Charts and diagrams as code:
((

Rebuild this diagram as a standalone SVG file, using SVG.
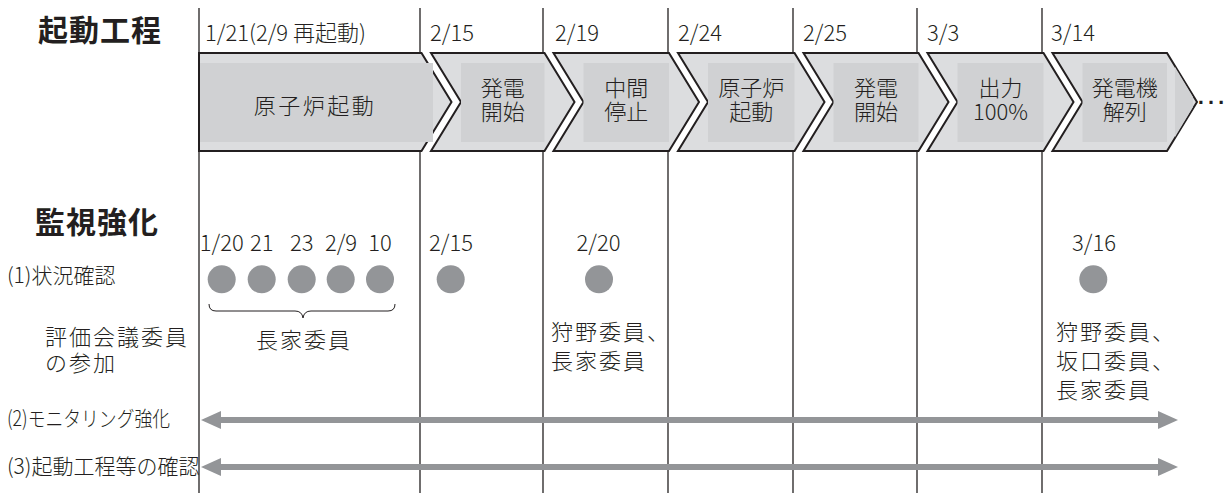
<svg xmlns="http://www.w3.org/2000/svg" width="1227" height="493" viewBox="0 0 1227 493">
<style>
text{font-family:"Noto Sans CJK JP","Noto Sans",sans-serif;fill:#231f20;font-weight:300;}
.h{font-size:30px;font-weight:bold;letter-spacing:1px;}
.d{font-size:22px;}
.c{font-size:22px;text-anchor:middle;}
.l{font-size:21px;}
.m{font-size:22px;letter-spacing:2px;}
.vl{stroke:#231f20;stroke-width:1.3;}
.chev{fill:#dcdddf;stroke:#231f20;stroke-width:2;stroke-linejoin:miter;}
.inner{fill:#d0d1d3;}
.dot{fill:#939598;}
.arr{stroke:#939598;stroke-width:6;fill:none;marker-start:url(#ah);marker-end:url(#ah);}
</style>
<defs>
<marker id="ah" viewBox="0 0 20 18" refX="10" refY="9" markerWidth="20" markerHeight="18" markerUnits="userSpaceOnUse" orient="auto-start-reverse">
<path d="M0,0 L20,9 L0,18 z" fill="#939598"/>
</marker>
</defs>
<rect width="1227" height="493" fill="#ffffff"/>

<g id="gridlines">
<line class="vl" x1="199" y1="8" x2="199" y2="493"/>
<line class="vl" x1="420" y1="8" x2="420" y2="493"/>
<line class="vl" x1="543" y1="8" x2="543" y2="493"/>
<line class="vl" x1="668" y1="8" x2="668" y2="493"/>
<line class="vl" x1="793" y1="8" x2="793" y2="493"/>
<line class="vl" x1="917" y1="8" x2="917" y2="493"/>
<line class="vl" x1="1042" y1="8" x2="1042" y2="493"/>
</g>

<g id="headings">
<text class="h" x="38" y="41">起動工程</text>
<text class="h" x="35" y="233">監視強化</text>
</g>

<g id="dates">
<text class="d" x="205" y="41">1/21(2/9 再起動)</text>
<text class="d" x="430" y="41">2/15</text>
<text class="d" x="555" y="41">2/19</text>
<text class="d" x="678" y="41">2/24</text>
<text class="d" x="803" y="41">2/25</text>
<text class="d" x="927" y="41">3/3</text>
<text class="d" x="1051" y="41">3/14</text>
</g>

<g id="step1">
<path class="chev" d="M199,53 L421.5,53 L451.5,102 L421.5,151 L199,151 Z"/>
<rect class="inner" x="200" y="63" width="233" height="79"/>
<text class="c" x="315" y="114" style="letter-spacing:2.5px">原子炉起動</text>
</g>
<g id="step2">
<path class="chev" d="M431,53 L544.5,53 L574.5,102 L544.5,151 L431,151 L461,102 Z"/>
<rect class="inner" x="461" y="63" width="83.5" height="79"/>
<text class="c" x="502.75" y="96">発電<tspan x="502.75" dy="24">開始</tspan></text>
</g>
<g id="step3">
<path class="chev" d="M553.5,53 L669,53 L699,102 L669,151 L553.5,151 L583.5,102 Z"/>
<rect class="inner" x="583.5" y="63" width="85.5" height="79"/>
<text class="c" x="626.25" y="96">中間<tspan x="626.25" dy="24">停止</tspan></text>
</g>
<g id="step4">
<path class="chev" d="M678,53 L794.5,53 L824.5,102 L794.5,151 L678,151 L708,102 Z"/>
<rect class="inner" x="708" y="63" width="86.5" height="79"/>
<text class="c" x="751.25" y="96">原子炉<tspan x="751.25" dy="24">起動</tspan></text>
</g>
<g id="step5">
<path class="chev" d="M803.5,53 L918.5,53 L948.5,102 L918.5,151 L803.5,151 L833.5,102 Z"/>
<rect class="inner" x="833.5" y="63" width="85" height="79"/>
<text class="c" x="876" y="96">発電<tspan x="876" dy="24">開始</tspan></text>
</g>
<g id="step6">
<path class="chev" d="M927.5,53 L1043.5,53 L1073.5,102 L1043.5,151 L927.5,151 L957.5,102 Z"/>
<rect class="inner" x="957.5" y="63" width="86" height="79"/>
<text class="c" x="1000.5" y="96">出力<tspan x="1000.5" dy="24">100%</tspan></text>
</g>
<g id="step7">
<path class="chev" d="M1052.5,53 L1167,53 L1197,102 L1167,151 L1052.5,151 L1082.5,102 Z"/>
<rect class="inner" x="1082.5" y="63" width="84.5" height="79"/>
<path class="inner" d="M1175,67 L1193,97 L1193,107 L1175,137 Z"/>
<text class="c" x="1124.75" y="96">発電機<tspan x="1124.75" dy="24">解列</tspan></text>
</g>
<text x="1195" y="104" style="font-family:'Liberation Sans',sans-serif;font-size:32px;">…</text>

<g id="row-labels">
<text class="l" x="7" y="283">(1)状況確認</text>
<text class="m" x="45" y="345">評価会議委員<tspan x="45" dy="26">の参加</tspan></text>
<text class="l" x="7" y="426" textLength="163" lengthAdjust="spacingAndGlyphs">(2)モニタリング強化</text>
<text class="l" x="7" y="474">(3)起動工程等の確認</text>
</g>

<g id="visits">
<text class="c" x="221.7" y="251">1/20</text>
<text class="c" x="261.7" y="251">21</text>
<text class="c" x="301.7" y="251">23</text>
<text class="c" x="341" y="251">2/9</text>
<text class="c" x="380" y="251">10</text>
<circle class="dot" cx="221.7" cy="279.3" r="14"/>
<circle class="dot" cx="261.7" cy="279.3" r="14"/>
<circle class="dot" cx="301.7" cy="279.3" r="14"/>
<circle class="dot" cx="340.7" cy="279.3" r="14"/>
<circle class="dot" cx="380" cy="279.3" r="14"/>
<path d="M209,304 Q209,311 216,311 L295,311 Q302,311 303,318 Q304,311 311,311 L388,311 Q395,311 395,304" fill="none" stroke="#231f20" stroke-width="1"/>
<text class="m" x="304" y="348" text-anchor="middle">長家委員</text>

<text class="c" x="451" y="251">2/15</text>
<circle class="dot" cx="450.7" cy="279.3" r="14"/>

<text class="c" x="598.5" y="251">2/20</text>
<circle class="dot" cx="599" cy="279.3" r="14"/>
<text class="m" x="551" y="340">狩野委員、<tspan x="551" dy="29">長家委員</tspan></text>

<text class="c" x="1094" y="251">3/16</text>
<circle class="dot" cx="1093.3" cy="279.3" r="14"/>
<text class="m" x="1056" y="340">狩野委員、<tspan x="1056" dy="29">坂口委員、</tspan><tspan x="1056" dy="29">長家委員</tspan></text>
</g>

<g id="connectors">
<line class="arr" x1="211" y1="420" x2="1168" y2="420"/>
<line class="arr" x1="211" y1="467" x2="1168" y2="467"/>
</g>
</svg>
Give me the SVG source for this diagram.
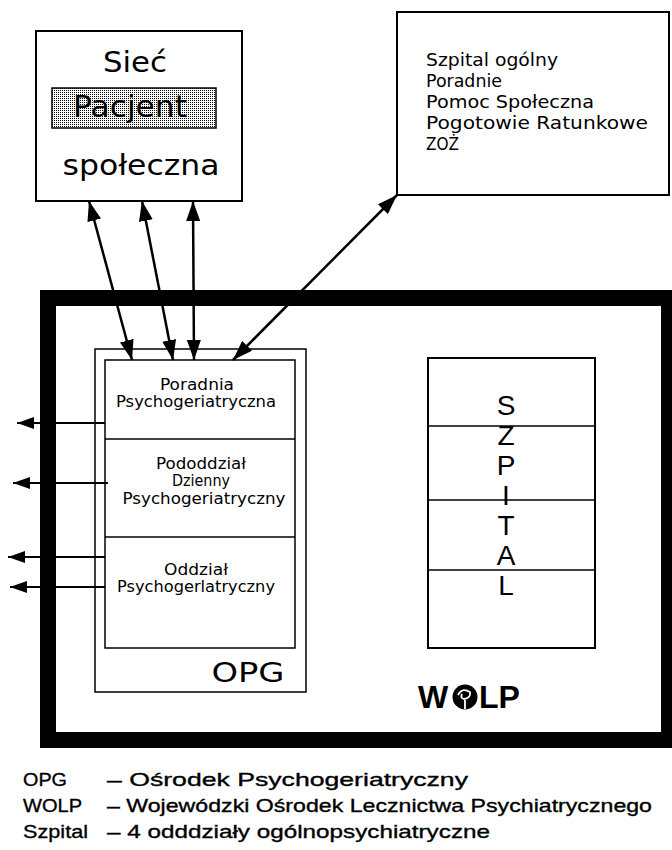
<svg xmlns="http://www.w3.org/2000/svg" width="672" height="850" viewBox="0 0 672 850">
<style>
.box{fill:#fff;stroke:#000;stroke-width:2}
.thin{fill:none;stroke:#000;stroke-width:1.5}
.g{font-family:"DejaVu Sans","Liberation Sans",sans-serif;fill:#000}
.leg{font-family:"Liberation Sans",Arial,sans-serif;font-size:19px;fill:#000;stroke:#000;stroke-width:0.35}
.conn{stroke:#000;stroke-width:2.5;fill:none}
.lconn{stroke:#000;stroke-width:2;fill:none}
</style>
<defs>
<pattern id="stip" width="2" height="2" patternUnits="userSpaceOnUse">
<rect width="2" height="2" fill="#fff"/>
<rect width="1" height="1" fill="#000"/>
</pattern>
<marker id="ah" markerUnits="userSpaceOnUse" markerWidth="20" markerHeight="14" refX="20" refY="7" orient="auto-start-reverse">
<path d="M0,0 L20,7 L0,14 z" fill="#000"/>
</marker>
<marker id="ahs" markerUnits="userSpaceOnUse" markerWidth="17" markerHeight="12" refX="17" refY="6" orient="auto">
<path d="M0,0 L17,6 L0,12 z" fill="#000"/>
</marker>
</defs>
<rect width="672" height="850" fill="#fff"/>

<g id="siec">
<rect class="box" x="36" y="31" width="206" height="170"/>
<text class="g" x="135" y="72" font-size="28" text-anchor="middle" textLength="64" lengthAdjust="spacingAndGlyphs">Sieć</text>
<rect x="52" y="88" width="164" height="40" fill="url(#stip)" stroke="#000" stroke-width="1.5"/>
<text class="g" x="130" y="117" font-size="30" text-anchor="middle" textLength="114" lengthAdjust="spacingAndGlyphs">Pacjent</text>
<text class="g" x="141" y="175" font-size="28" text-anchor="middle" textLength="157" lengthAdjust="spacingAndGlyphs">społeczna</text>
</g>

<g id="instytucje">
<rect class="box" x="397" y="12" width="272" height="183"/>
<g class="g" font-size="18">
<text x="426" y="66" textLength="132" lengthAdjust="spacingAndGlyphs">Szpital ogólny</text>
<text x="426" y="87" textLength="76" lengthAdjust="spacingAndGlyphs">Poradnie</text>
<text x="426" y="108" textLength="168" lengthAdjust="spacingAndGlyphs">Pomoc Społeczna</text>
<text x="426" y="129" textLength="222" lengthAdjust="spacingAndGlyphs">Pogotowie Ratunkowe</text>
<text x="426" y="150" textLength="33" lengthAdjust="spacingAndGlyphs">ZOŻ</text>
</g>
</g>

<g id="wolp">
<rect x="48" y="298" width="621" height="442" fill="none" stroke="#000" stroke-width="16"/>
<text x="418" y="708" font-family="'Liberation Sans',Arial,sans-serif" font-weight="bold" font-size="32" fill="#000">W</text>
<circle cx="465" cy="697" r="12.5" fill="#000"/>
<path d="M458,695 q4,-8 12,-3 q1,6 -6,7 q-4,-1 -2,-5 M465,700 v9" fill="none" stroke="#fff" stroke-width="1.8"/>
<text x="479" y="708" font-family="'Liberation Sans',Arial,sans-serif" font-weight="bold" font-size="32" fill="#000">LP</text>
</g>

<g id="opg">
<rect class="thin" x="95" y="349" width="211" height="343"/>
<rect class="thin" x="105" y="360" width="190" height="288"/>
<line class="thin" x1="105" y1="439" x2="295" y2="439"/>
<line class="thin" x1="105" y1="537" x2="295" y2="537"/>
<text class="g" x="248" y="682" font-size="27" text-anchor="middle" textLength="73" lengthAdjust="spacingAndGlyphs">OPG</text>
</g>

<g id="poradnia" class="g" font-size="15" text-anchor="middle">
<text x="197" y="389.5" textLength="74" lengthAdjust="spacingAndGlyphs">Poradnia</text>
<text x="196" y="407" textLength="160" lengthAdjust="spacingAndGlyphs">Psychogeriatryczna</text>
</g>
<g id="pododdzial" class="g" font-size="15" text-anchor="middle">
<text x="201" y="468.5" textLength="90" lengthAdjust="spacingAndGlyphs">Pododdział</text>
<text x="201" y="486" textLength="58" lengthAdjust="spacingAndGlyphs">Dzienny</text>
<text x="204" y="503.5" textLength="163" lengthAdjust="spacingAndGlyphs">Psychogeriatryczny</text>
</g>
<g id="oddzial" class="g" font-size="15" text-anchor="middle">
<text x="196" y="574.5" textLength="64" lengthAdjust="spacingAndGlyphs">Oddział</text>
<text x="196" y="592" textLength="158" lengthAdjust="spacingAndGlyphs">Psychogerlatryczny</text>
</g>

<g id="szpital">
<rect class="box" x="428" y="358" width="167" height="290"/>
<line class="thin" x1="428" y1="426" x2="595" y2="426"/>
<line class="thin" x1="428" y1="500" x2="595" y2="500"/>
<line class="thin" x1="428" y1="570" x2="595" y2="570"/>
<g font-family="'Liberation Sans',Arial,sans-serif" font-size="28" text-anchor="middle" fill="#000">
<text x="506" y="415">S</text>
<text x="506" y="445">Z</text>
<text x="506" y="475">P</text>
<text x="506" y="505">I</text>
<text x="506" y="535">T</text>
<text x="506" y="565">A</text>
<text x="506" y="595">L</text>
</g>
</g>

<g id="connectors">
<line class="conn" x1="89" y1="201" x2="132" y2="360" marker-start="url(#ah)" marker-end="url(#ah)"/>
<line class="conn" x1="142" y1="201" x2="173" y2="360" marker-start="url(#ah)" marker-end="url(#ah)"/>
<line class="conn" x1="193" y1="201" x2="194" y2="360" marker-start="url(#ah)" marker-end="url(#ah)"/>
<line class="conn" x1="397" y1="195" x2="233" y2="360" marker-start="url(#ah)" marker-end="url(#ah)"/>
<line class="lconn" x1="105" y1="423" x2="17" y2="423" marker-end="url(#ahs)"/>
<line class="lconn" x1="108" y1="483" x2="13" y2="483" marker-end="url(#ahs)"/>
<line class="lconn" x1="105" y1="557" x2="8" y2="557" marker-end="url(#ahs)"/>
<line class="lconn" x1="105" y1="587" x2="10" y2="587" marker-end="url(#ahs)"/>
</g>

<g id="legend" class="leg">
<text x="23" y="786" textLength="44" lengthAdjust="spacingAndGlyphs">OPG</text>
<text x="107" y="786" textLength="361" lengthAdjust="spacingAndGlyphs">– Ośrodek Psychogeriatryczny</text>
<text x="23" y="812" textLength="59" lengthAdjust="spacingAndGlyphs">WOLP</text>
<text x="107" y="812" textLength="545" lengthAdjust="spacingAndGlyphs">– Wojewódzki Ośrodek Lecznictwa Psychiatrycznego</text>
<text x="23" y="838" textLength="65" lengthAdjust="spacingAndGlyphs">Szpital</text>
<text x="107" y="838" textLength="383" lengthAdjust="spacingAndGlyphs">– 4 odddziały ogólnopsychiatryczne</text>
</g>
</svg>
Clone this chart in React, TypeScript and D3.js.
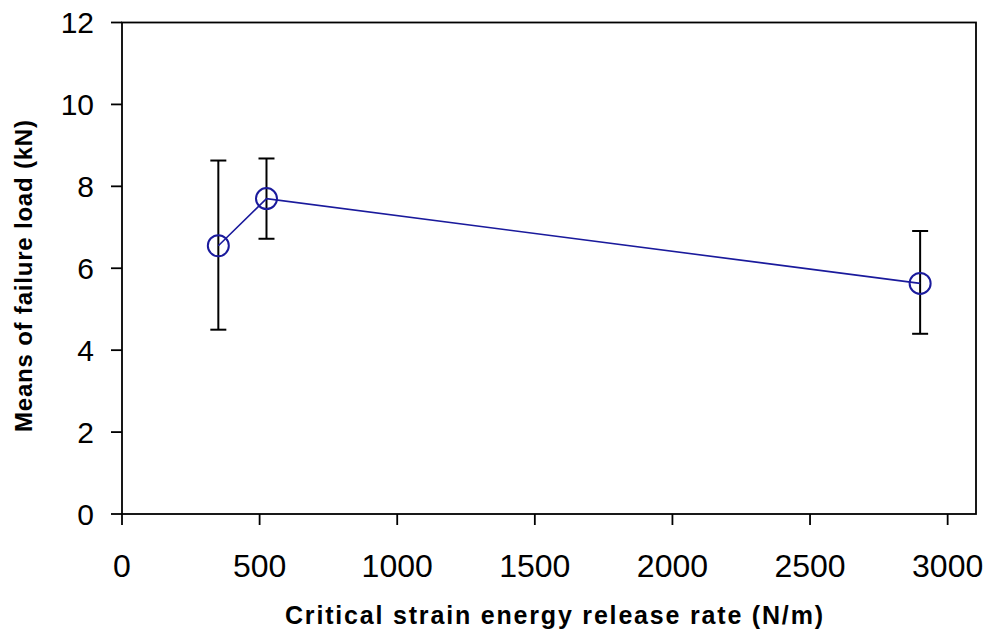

))

WHAT IS NEEDED: State how many lines of the records above contain the word "this", giving only that number.

EXPECTED ANSWER: 3